LAKEWOOD — Following a preliminary report last month regarding the origin of the Moffat fire and explosion Oct. 15, 2019, the Colorado Division of Fire Prevention and Control (CDFPC) released its official report to the Saguache County Sheriff’s Office last week.
The cause of the fire remains undetermined and no indication of an incendiary cause was found. But some of the initial conclusions are contradicted in the final report.
Investigator Dawn Tollis and Chief of Investigations Jerry Means (Adams County Fire Department) were assigned by CDFPC to assess the fire and explosion. According to their report, Means interviewed the owner of a residence located at the northwest corner of the block, Skip Benson.
Means stated that Benson reported to him he and a female companion smelled smoke from inside the residence, went outside to see where the smoke was coming from, and saw the northeast corner of the structure located at 645 East Moffat Way on fire. “Benson said he heard the propane tank start to ‘whistle,’ recognized that sound as trouble, and told the female companion that they needed to move back. While starting to turn, he witnessed the propane tank explode, and ‘the rest of the world was on fire.”
This residence, then, “a wood framed structure with a 250-gallon propane tank located at the northeastern most comer of the building, was determined to be the origin of the fire. The structures involved were surrounded by tall grass, which allowed the fire to spread quickly to other buildings on the block.”
Part of the propane tank traveled 820 feet southeast of the site of origin and ignited a grass fire.
Means then examined other locations to see what was ignited as a result of the propane tank explosion, later
returning to the 645 East Moffat Way address to examine debris at the site.
“Several large pieces of equipment used for the occupant’s business were uncovered,” the report states. “These pieces of equipment showed extensive burn patterns, and it was suspected these pieces could be significant in the cause of the fire.” The nature of the equipment examined, however, was not identified.
While assessing the excavation site, the owner of the business known as Crystal Stix, Bill Vestil, arrived on the scene. Means asked Vestil what he witnessed at the time of the fire. According to Vestil, he heard one Toby Jones, a friend staying at the business/residence, “screaming that the greenhouse was on fire.”
Vestil told Adams he “went out a side door located on the east side of a section of the building that connected a greenhouse to the main building. He stated he saw flames coming from the Northwest corner of the greenhouse. At this time, it was not known by investigators that a greenhouse had been attached to the building.” No remnants of the greenhouse remained when the initial assessment was made.

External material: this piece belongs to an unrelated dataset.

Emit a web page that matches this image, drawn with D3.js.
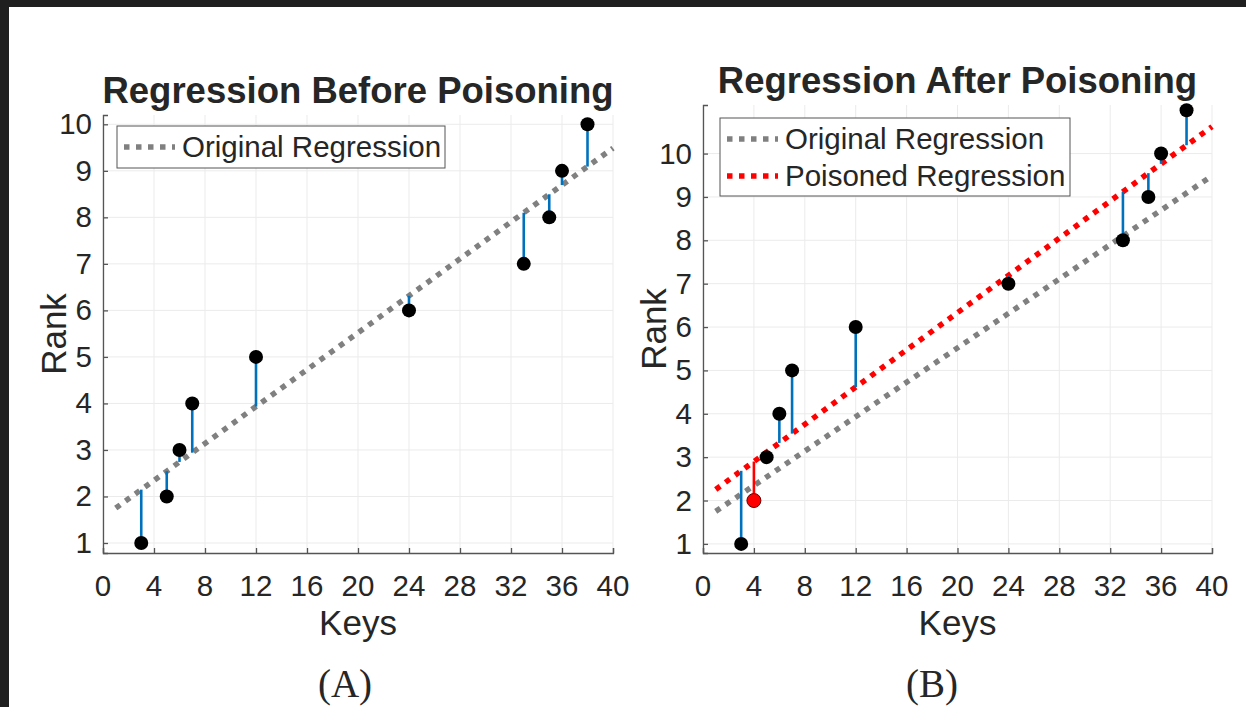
<!DOCTYPE html>
<html>
<head>
<meta charset="utf-8">
<script src="https://cdn.jsdelivr.net/npm/d3@7"></script>
<style>
  html, body { margin: 0; padding: 0; background: #1e1e1e; }
  svg { display: block; }
  text { font-family: "Liberation Sans", Arial, Helvetica, sans-serif; fill: #262626; }
</style>
</head>
<body>
<svg id="chart" width="1246" height="707"></svg>
<script>
// data
const keysA = [3, 5, 6, 7, 12, 24, 33, 35, 36, 38];
const rankA = [1, 2, 3, 4, 5, 6, 7, 8, 9, 10];

const keysB = [3, 4, 5, 6, 7, 12, 24, 33, 35, 36, 38];
const rankB = [1, 2, 3, 4, 5, 6, 7, 8, 9, 10, 11];
const poisonedKey = 4;

// regression lines (intercept, slope) and span on the keys axis
const originalFit = { b: 1.552, m: 0.1984 };
const poisonedFit = { b: 2.041, m: 0.2145 };
const fitSpan = [1, 40];

const xTicks = [0, 4, 8, 12, 16, 20, 24, 28, 32, 36, 40];
const yTicks = [1, 2, 3, 4, 5, 6, 7, 8, 9, 10];

const svg = d3.select('#chart');

// dark photo border, white page
svg.append('rect').attr('width', 1246).attr('height', 707).attr('fill', '#1f1f1f');
svg.append('rect').attr('x', 9).attr('y', 7).attr('width', 1237).attr('height', 700).attr('fill', '#fff');

const blue = '#0072BD';
const gray = '#808080';
const red = '#ff0000';

function drawPanel(opts) {
  const x = d3.scaleLinear().domain([0, 40]).range(opts.xRange);
  const y = d3.scaleLinear().domain(opts.yDomain).range(opts.yRange);
  const g = svg.append('g');
  const [x0, x1] = opts.xRange;
  const [yb, yt] = opts.yRange;

  // grid
  g.append('g').selectAll('line').data(xTicks).join('line')
    .attr('x1', d => x(d)).attr('x2', d => x(d))
    .attr('y1', yb).attr('y2', yt)
    .attr('stroke', '#ebebeb').attr('stroke-width', 1);
  g.append('g').selectAll('line').data(yTicks).join('line')
    .attr('x1', x0).attr('x2', x1)
    .attr('y1', d => y(d)).attr('y2', d => y(d))
    .attr('stroke', '#ebebeb').attr('stroke-width', 1);

  // axes (ticks point inward)
  const xAxis = d3.axisTop(x).tickValues(xTicks).tickSize(5).tickFormat('');
  const yAxis = d3.axisRight(y).tickValues(yTicks).tickSize(5).tickFormat('');
  const gx = g.append('g').attr('transform', `translate(0,${yb})`).call(xAxis);
  const gy = g.append('g').attr('transform', `translate(${x0},0)`).call(yAxis);
  [gx, gy].forEach(a => {
    a.select('.domain').attr('stroke', '#555').attr('stroke-width', 1.3);
    a.selectAll('.tick line').attr('stroke', '#555').attr('stroke-width', 1.3);
  });

  // tick labels
  g.append('g').selectAll('text').data(xTicks).join('text')
    .attr('x', d => x(d)).attr('y', yb + 43)
    .attr('text-anchor', 'middle').attr('font-size', 29.5)
    .text(d => d);
  g.append('g').selectAll('text').data(yTicks).join('text')
    .attr('x', x0 - 11).attr('y', d => y(d) + 10)
    .attr('text-anchor', 'end').attr('font-size', 29.5)
    .text(d => d);

  // axis labels and title
  g.append('text').attr('x', (x0 + x1) / 2).attr('y', yb + 82)
    .attr('text-anchor', 'middle').attr('font-size', 35).text('Keys');
  g.append('text')
    .attr('transform', `translate(${x0 - 37},${(yb + yt) / 2}) rotate(-90)`)
    .attr('text-anchor', 'middle').attr('font-size', 35).text('Rank');
  g.append('text').attr('x', (x0 + x1) / 2).attr('y', yt - 12)
    .attr('text-anchor', 'middle').attr('font-size', 36.5).attr('font-weight', 'bold')
    .attr('fill', '#000').text(opts.title);

  // regression lines
  const line = fit => d3.line()
    .x(d => x(d))
    .y(d => y(fit.b + fit.m * d));
  opts.fits.forEach(f => {
    g.append('path').datum(fitSpan)
      .attr('d', line(f.fit))
      .attr('fill', 'none').attr('stroke', f.color)
      .attr('stroke-width', 5.5).attr('stroke-dasharray', '5.5,6.5');
  });

  // residual stems to the active fit
  const pts = opts.keys.map((k, i) => ({ k, r: opts.ranks[i], bad: k === opts.bad }));
  g.append('g').selectAll('line').data(pts).join('line')
    .attr('x1', d => x(d.k)).attr('x2', d => x(d.k))
    .attr('y1', d => y(d.r))
    .attr('y2', d => y(opts.stemFit.b + opts.stemFit.m * d.k))
    .attr('stroke', d => d.bad ? red : blue).attr('stroke-width', 2.6);

  g.append('g').selectAll('circle').data(pts).join('circle')
    .attr('cx', d => x(d.k)).attr('cy', d => y(d.r)).attr('r', 7)
    .attr('fill', d => d.bad ? red : '#000')
    .attr('stroke', d => d.bad ? '#600' : 'none').attr('stroke-width', 1);

  // legend
  const lg = g.append('g').attr('transform', `translate(${opts.legend.x},${opts.legend.y})`);
  lg.append('rect').attr('width', opts.legend.w).attr('height', 42 * opts.fits.length + (opts.fits.length > 1 ? -6 : 0))
    .attr('fill', '#fff').attr('stroke', '#555').attr('stroke-width', 1);
  opts.fits.forEach((f, i) => {
    const cy = 21 + i * 37;
    lg.append('line').attr('x1', 7).attr('x2', 58).attr('y1', cy).attr('y2', cy)
      .attr('stroke', f.color).attr('stroke-width', 5.5).attr('stroke-dasharray', '5.5,6.5');
    lg.append('text').attr('x', 65).attr('y', cy + 10).attr('font-size', 29.5)
      .attr('fill', '#000').text(f.name);
  });

  return g;
}

drawPanel({
  title: 'Regression Before Poisoning',
  xRange: [103, 613],
  yDomain: [0.785, 10.2],
  yRange: [553, 115],
  keys: keysA, ranks: rankA, bad: null,
  stemFit: originalFit,
  fits: [{ fit: originalFit, color: gray, name: 'Original Regression' }],
  legend: { x: 117, y: 126, w: 328 }
});

drawPanel({
  title: 'Regression After Poisoning',
  xRange: [703, 1212],
  yDomain: [0.79, 11.12],
  yRange: [553, 105],
  keys: keysB, ranks: rankB, bad: poisonedKey,
  stemFit: poisonedFit,
  fits: [
    { fit: originalFit, color: gray, name: 'Original Regression' },
    { fit: poisonedFit, color: red, name: 'Poisoned Regression' }
  ],
  legend: { x: 720, y: 118, w: 350 }
});

// sub-figure captions
svg.selectAll('text.cap').data(['(A)', '(B)']).join('text')
  .attr('class', 'cap')
  .attr('x', (d, i) => i === 0 ? 345 : 932).attr('y', 697)
  .attr('text-anchor', 'middle')
  .style('font-family', '"Liberation Serif", "Times New Roman", serif')
  .attr('font-size', 39).attr('fill', '#000')
  .text(d => d);
</script>
</body>
</html>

“Vestil states he grabbed a garden hose to try and put the fire out but was not successful in his attempt and had to escape the scene. When Vestil was questioned about the operation of the equipment, he stated those specific pieces had never been operational and were never used.”
In the light of this new information, “Chief Means and Investigator Tollis decided to re-assess the scene, and re-interview Benson for additional details. On re-interview, Benson clarified that the flames were coming from the greenhouse, not the structure. Due to the complete degradation of the greenhouse from the fire, it was determined further layer search of the area was not possible.”
Lack of water hindered firefighting efforts
The report continues: “Fire personnel from the local fire department stated they received a call at approximately 4:20 p.m. to respond to a structure fire on 5th Street. Staff responded approximately 11 minutes later and immediately observed a structure located at 645 East Moffat Way with heavy smoke and fire coming from the rear of the building, moving toward the front of the building.
“Personnel stated that they started suppression efforts but were quickly hindered due to the lack of water supply in the area, as no hydrants were installed in the town. Fire personnel from surrounding communities were called to assist. Departments responding to the fire, hauled water to the scene in an effort to provide additional water resources. A well located at the Moffat Consolidated School was also accessed for water.”
Law enforcement confirmed the lack of water availability. “There were no water sources to be able to tap into,” Saguache County Sheriff Dan Warwick told CBS Oct.16, 2019. “To pump water, the nearest resources from here are about a 15-mile drive.”
The proposed Potch LLC/Area 420 Moffat Annexation 3 has been challenged on the grounds that marijuana extraction operations pose a fire hazard. Without sufficient water to fight potential fires, and Saguache County Commissioners have raised this issue with the town of Moffat, another disaster possibly even worse than the Moffat fire and explosion may not be able to be avoided.